--- Objective ---
Copy exactly, and only, the lines between the line holding "Emit a LaTeX" and the line holding "(0,0) rectangle (1237,541);", inclusive; skip the pictures.

— Start of Records for the task —

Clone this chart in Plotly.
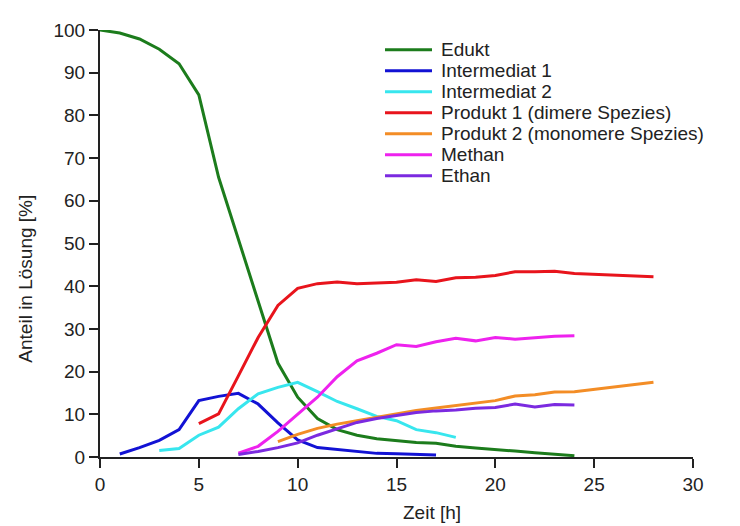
import plotly.graph_objects as go

# ---- data ----
edukt_x = list(range(0, 25))
edukt_y = [100, 99.3, 97.9, 95.5, 92.1, 84.8, 65.5, 51, 37, 22, 14, 9, 6.4, 5.1, 4.3,
           3.9, 3.4, 3.2, 2.5, 2.1, 1.8, 1.4, 1.0, 0.7, 0.3]

inter1_x = list(range(1, 18))
inter1_y = [0.7, 2.2, 3.9, 6.4, 13.2, 14.2, 14.9, 12.4, 8.0, 4.0, 2.2, 1.8, 1.4, 0.85,
            0.75, 0.6, 0.45]

inter2_x = list(range(3, 19))
inter2_y = [1.5, 2.0, 5.1, 7.0, 11.3, 14.8, 16.3, 17.5, 15.3, 13.0, 11.3, 9.5, 8.5,
            6.4, 5.7, 4.6]

prod1_x = list(range(5, 25)) + [28]
prod1_y = [7.8, 10.1, 19, 28, 35.5, 39.5, 40.6, 41.0, 40.6, 40.7, 40.9, 41.5, 41.1,
           42.0, 42.1, 42.5, 43.4, 43.4, 43.5, 43.0, 42.2]

prod2_x = list(range(9, 25)) + [28]
prod2_y = [3.6, 5.3, 6.7, 7.7, 8.5, 9.3, 10.1, 10.9, 11.5, 12.1, 12.7, 13.2, 14.3,
           14.6, 15.2, 15.3, 17.5]

methan_x = list(range(7, 25))
methan_y = [0.9, 2.5, 6.0, 10.1, 14.0, 18.8, 22.5, 24.3, 26.3, 25.9, 27.0, 27.8,
            27.2, 28.0, 27.6, 27.9, 28.3, 28.4]

ethan_x = list(range(7, 25))
ethan_y = [0.6, 1.3, 2.2, 3.3, 5.1, 6.6, 8.1, 9.0, 9.7, 10.4, 10.8, 11.0, 11.4,
           11.6, 12.4, 11.7, 12.3, 12.2]

series_names = ["Edukt", "Intermediat 1", "Intermediat 2", "Produkt 1 (dimere Spezies)",
                "Produkt 2 (monomere Spezies)", "Methan", "Ethan"]
series_x = [edukt_x, inter1_x, inter2_x, prod1_x, prod2_x, methan_x, ethan_x]
series_y = [edukt_y, inter1_y, inter2_y, prod1_y, prod2_y, methan_y, ethan_y]
series_colors = ["#1c7c1c", "#1212d4", "#38e6ee", "#e8141c", "#f38d26", "#ee22ee", "#7b2ae0"]

x_ticks = [0, 5, 10, 15, 20, 25, 30]
y_ticks = [0, 10, 20, 30, 40, 50, 60, 70, 80, 90, 100]

FONT = "Liberation Sans, Arial, sans-serif"
TXT = "#222"

# layout geometry (page body has an 8px margin)
W, H = 732, 518
ML, MR, MT, MB = 92, 47, 18, 69
PW, PH = W - ML - MR, H - MT - MB

def px_x(p):  # figure pixel -> paper x
    return (p - ML) / PW

def px_y(p):  # figure pixel -> paper y
    return 1 - (p - MT) / PH

fig = go.Figure()
for name, xs, ys, col in zip(series_names, series_x, series_y, series_colors):
    fig.add_trace(go.Scatter(x=xs, y=ys, mode="lines", name=name, showlegend=False,
                             line=dict(color=col, width=3), cliponaxis=False))

axis_common = dict(showline=True, linewidth=2, linecolor=TXT, ticks="outside",
                   ticklen=9, tickwidth=2, tickcolor=TXT, showgrid=False,
                   zeroline=False, tickfont=dict(family=FONT, size=19, color=TXT))

# manual legend (line sample + text), matching the reference's compact rows
shapes = []
annotations = []
row0, row_gap = 38.0, 21.2
for i, (name, col) in enumerate(zip(series_names, series_colors)):
    yc = px_y(row0 + i * row_gap)
    shapes.append(dict(type="line", xref="paper", yref="paper",
                       x0=px_x(377), x1=px_x(424), y0=yc, y1=yc,
                       line=dict(color=col, width=3)))
    annotations.append(dict(text=name, xref="paper", yref="paper", x=px_x(431), y=yc,
                            xanchor="left", yanchor="middle", showarrow=False,
                            font=dict(family=FONT, size=19, color=TXT)))

annotations += [
    dict(text="Zeit [h]", xref="paper", yref="paper", x=px_x(424), y=px_y(505),
         xanchor="center", yanchor="middle", showarrow=False,
         font=dict(family=FONT, size=19, color=TXT)),
    dict(text="Anteil in Lösung [%]", xref="paper", yref="paper", x=px_x(18),
         y=px_y(269), xanchor="center", yanchor="middle", textangle=-90,
         showarrow=False, font=dict(family=FONT, size=19, color=TXT)),
]

fig.update_layout(
    width=W, height=H,
    margin=dict(l=ML, r=MR, t=MT, b=MB),
    paper_bgcolor="white", plot_bgcolor="white",
    font=dict(family=FONT, color=TXT),
    xaxis=dict(range=[0, 30], tickvals=x_ticks, **axis_common),
    yaxis=dict(range=[0, 100], tickvals=y_ticks, **axis_common),
    showlegend=False,
    shapes=shapes,
    annotations=annotations,
)

fig.write_html("out.html")
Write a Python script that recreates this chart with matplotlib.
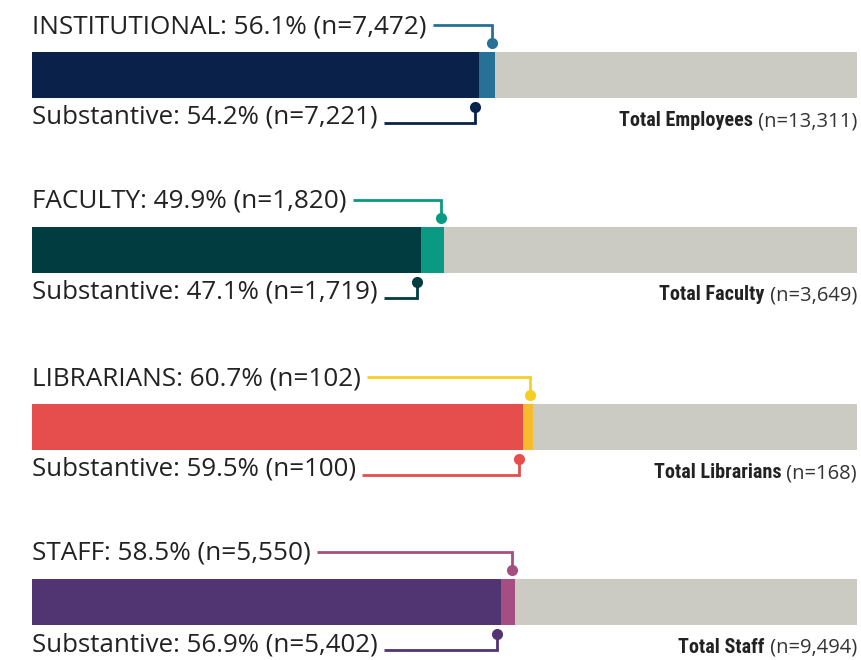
import matplotlib
matplotlib.use("Agg")
import matplotlib.pyplot as plt
from matplotlib import font_manager as fm

# ---------------- data ----------------
categories = ["INSTITUTIONAL", "FACULTY", "LIBRARIANS", "STAFF"]
total_pct = [56.1, 49.9, 60.7, 58.5]
total_n = [7472, 1820, 102, 5550]
subst_pct = [54.2, 47.1, 59.5, 56.9]
subst_n = [7221, 1719, 100, 5402]
group_names = ["Total Employees", "Total Faculty", "Total Librarians", "Total Staff"]
group_n = [13311, 3649, 168, 9494]

# ---------------- styles ----------------
dark_colors = ["#0a2249", "#003c40", "#e64e4e", "#503572"]
accent_colors = ["#277197", "#0a9a83", "#f7bb2f", "#a54e82"]
connector_top = ["#277197", "#0a9a83", "#f5d020", "#a54e82"]
grey = "#cbcac3"
txt = "#222222"

names = {f.name for f in fm.fontManager.ttflist}
main_font = "Open Sans" if "Open Sans" in names else "DejaVu Sans"
bold_font = "Roboto" if "Roboto" in names else "DejaVu Sans"
for cand in ["Liberation Sans Narrow", "Roboto Condensed", "DejaVu Sans Condensed"]:
    if cand in names:
        bold_font = cand
        break

W, H = 862, 660
fig = plt.figure(figsize=(W / 100, H / 100), dpi=100)
ax = fig.add_axes([0, 0, 1, 1])
x0, x1 = 32, 857
scale = (x1 - x0) / 100.0
ax.set_xlim(-x0 / scale, (W - x0) / scale)
ax.set_ylim(H, 0)
ax.axis("off")

bar_centers = [75, 249.5, 427, 602]
bar_h = 46

fig.canvas.draw()
renderer = fig.canvas.get_renderer()
inv = ax.transData.inverted()

def right_edge(t):
    bb = t.get_window_extent(renderer)
    return inv.transform((bb.x1, bb.y0))[0]

def left_edge(t):
    bb = t.get_window_extent(renderer)
    return inv.transform((bb.x0, bb.y0))[0]

px = 1 / scale  # one pixel in x data units

for i, cat in enumerate(categories):
    yc = bar_centers[i]
    top = yc - bar_h / 2
    bot = yc + bar_h / 2
    ax.barh(yc, 100, height=bar_h, left=0, color=grey, linewidth=0)
    ax.barh(yc, total_pct[i], height=bar_h, left=0, color=accent_colors[i], linewidth=0)
    ax.barh(yc, subst_pct[i], height=bar_h, left=0, color=dark_colors[i], linewidth=0)

    # top label
    t1 = ax.text(0, top - 19, f"{cat}: {total_pct[i]:.1f}% (n={total_n[i]:,})",
                 fontsize=18.8, family=main_font, color=txt, ha="left", va="baseline")
    xe = right_edge(t1) + 6 * px
    xd = total_pct[i] - 3 * px
    ly = top - 27
    dy = top - 9
    ax.plot([xe, xd, xd], [ly, ly, dy], color=connector_top[i], lw=2,
            solid_joinstyle="miter", solid_capstyle="butt")
    ax.plot([xd], [dy], "o", color=connector_top[i], ms=8, mec="none")

    # bottom label
    t2 = ax.text(0, bot + 26, f"Substantive: {subst_pct[i]:.1f}% (n={subst_n[i]:,})",
                 fontsize=18.6, family=main_font, color=txt, ha="left", va="baseline")
    xe2 = right_edge(t2) + 6 * px
    xd2 = subst_pct[i] - 4 * px
    ly2 = bot + 25
    dy2 = bot + 9
    ax.plot([xe2, xd2, xd2], [ly2, ly2, dy2], color=dark_colors[i], lw=2,
            solid_joinstyle="miter", solid_capstyle="butt")
    ax.plot([xd2], [dy2], "o", color=dark_colors[i], ms=8, mec="none")

    # total label (right aligned)
    t3 = ax.text(100, bot + 28, f" (n={group_n[i]:,})", fontsize=14.5,
                 family=main_font, color="#333333", ha="right", va="baseline")
    xl = left_edge(t3)
    ax.text(xl, bot + 28, group_names[i], fontsize=14.5, family=bold_font,
            fontweight="bold", color=txt, ha="right", va="baseline")

fig.savefig("out.png", dpi=100)
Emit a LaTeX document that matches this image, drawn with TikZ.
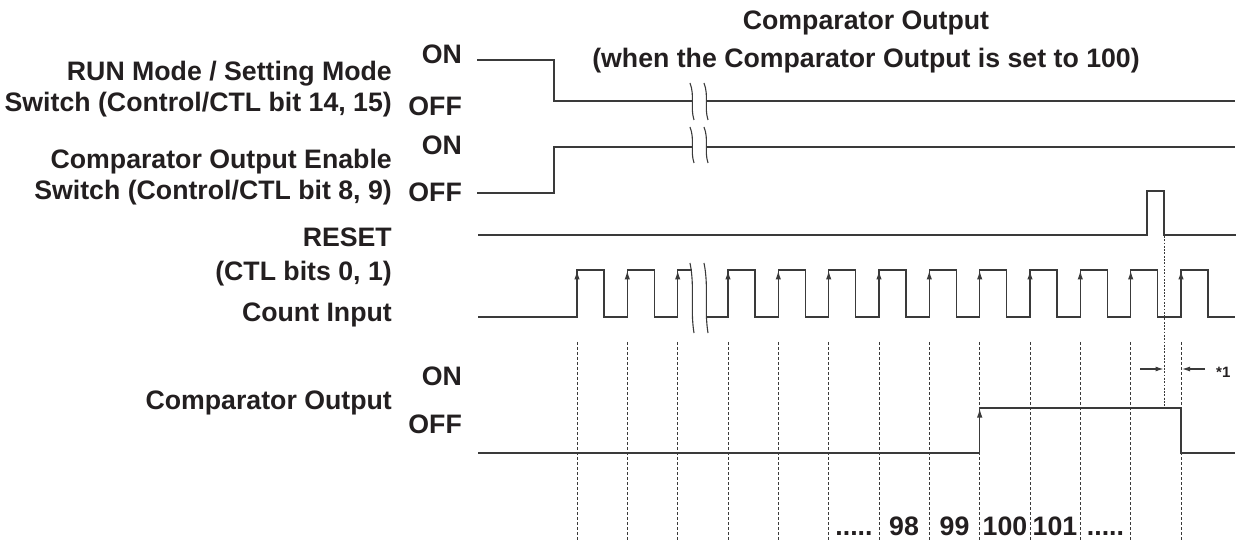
\documentclass[tikz,border=0pt]{standalone}
\usepackage{fontspec}
\setmainfont{Liberation Sans}
\usetikzlibrary{arrows.meta}
\definecolor{txt}{HTML}{231F20}
\definecolor{ln}{HTML}{3A3A3A}
\begin{document}
\begin{tikzpicture}[x=1bp,y=-1bp,
  lbl/.style={font=\fontsize{26.7bp}{30bp}\selectfont\bfseries, inner sep=0pt, text=txt},
  sig/.style={draw=ln, line width=1.4bp, line join=miter},
  edgearrow/.style={sig, -{Latex[length=9bp,width=5.5bp]}},
  grid/.style={draw=ln, line width=0.9bp, dash pattern=on 3bp off 2bp},
  dots/.style={draw=ln, line width=1bp, dash pattern=on 1.8bp off 1.5bp},
  brk/.style={draw=ln, line width=1.1bp},
  dimarrow/.style={draw=ln, line width=1.1bp, -{Latex[length=8bp,width=5bp]}}]
\useasboundingbox (0,0) rectangle (1237,541);

% ---- titles
\node[lbl, anchor=base] (t1) at (866,30) {Comparator Output};
\node[lbl, anchor=base] (t2) at (866,68) {(when the Comparator Output is set to 100)};

% ---- left labels
\node[lbl, anchor=base east] (l1a) at (392,81) {RUN Mode / Setting Mode};
\node[lbl, anchor=base east] (l1b) at (392,112) {Switch (Control/CTL bit 14, 15)};
\node[lbl, anchor=base east] (l2a) at (392,169) {Comparator Output Enable};
\node[lbl, anchor=base east] (l2b) at (392,200) {Switch (Control/CTL bit 8, 9)};
\node[lbl, anchor=base east] (l3a) at (392,247) {RESET};
\node[lbl, anchor=base east] (l3b) at (392,281) {(CTL bits 0, 1)};
\node[lbl, anchor=base east] (l4) at (392,322) {Count Input};
\node[lbl, anchor=base east] (l5) at (392,409) {Comparator Output};

% ---- ON/OFF labels
\node[lbl, anchor=base east] (on1) at (462,64) {ON};
\node[lbl, anchor=base east] (off1) at (462,116) {OFF};
\node[lbl, anchor=base east] (on2) at (462,155) {ON};
\node[lbl, anchor=base east] (off2) at (462,202) {OFF};
\node[lbl, anchor=base east] (on5) at (462,386) {ON};
\node[lbl, anchor=base east] (off5) at (462,433) {OFF};

% ---- RUN / Setting mode switch
\draw[sig] (477,60) -- (554,60) -- (554,101) -- (692,101);
\draw[sig] (706,101) -- (1235,101);
% ---- comparator output enable switch
\draw[sig] (477,193) -- (554,193) -- (554,147) -- (692,147);
\draw[sig] (706,147) -- (1235,147);
% ---- RESET
\draw[sig] (478,235) -- (1147,235) -- (1147,191) -- (1164,191) -- (1164,235) -- (1236,235);

% ---- count input
\draw[sig] (478,317) -- (577,317) -- (577,270) -- (604,270) -- (604,317)
  -- (627.3,317) -- (627.3,270) -- (654.3,270) -- (654.3,317)
  -- (677.7,317) -- (677.7,270) -- (692,270);
\draw[sig] (706,317) -- (728,317) -- (728,270) -- (755,270) -- (755,317)
  -- (778.3,317) -- (778.3,270) -- (805.3,270) -- (805.3,317)
  -- (828.7,317) -- (828.7,270) -- (855.7,270) -- (855.7,317)
  -- (879,317) -- (879,270) -- (906,270) -- (906,317)
  -- (929.3,317) -- (929.3,270) -- (956.3,270) -- (956.3,317)
  -- (979.7,317) -- (979.7,270) -- (1006.7,270) -- (1006.7,317)
  -- (1030,317) -- (1030,270) -- (1057,270) -- (1057,317)
  -- (1080.3,317) -- (1080.3,270) -- (1107.3,270) -- (1107.3,317)
  -- (1130.7,317) -- (1130.7,270) -- (1157.7,270) -- (1157.7,317)
  -- (1181,317) -- (1181,270) -- (1208,270) -- (1208,317) -- (1235,317);
\foreach \x in {577,627.3,677.7,728,778.3,828.7,879,929.3,979.7,1030,1080.3,1130.7,1181}
  \draw[edgearrow] (\x,317) -- (\x,270.5);

% ---- comparator output
\draw[sig] (478,453) -- (979.7,453) -- (979.7,408) -- (1181,408) -- (1181,453) -- (1235,453);
\draw[edgearrow] (979.7,453) -- (979.7,408.5);

% ---- break marks
\foreach \t/\b in {83/120,127/163,263/333}{
  \draw[brk] (690,\t) .. controls (695,\t+0.35*\b-0.35*\t) and (690,\t+0.65*\b-0.65*\t) .. (694,\b);
  \draw[brk] (704,\t) .. controls (709,\t+0.35*\b-0.35*\t) and (704,\t+0.65*\b-0.65*\t) .. (708,\b);
}

% ---- dashed count marks
\foreach \x in {577,627.3,677.7,728,778.3,828.7,879,929.3,979.7,1030,1080.3,1130.7,1181}
  \draw[grid] (\x,342) -- (\x,541);

% ---- reset to output dotted line
\draw[dots] (1164,236) -- (1164,408);

% ---- *1 dimension
\coordinate (d1s) at (1140,369);
\coordinate (d1e) at (1163.5,369);
\coordinate (d2s) at (1205,369);
\coordinate (d2e) at (1182,369);
\draw[dimarrow] (d1s) -- (d1e);
\draw[dimarrow] (d2s) -- (d2e);
\node[font=\fontsize{15bp}{17bp}\selectfont\bfseries, text=txt, inner sep=0pt, anchor=base west] (star) at (1216,378) {*1};

% ---- count numbers
\node[lbl, anchor=base] (n1) at (854,535) {.....};
\node[lbl, anchor=base] (n2) at (904,535) {98};
\node[lbl, anchor=base] (n3) at (954.5,535) {99};
\node[lbl, anchor=base] (n4) at (1005,535) {100};
\node[lbl, anchor=base] (n5) at (1055,535) {101};
\node[lbl, anchor=base] (n6) at (1105.5,535) {.....};
\end{tikzpicture}
\end{document}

— End of Records for the task —

--- Finished answer ---
Emit a LaTeX document that matches this image, drawn with TikZ.
\documentclass[tikz,border=0pt]{standalone}
\usepackage{fontspec}
\setmainfont{Liberation Sans}
\usetikzlibrary{arrows.meta}
\definecolor{txt}{HTML}{231F20}
\definecolor{ln}{HTML}{3A3A3A}
\begin{document}
\begin{tikzpicture}[x=1bp,y=-1bp,
  lbl/.style={font=\fontsize{26.7bp}{30bp}\selectfont\bfseries, inner sep=0pt, text=txt},
  sig/.style={draw=ln, line width=1.4bp, line join=miter},
  edgearrow/.style={sig, -{Latex[length=9bp,width=5.5bp]}},
  grid/.style={draw=ln, line width=0.9bp, dash pattern=on 3bp off 2bp},
  dots/.style={draw=ln, line width=1bp, dash pattern=on 1.8bp off 1.5bp},
  brk/.style={draw=ln, line width=1.1bp},
  dimarrow/.style={draw=ln, line width=1.1bp, -{Latex[length=8bp,width=5bp]}}]
\useasboundingbox (0,0) rectangle (1237,541);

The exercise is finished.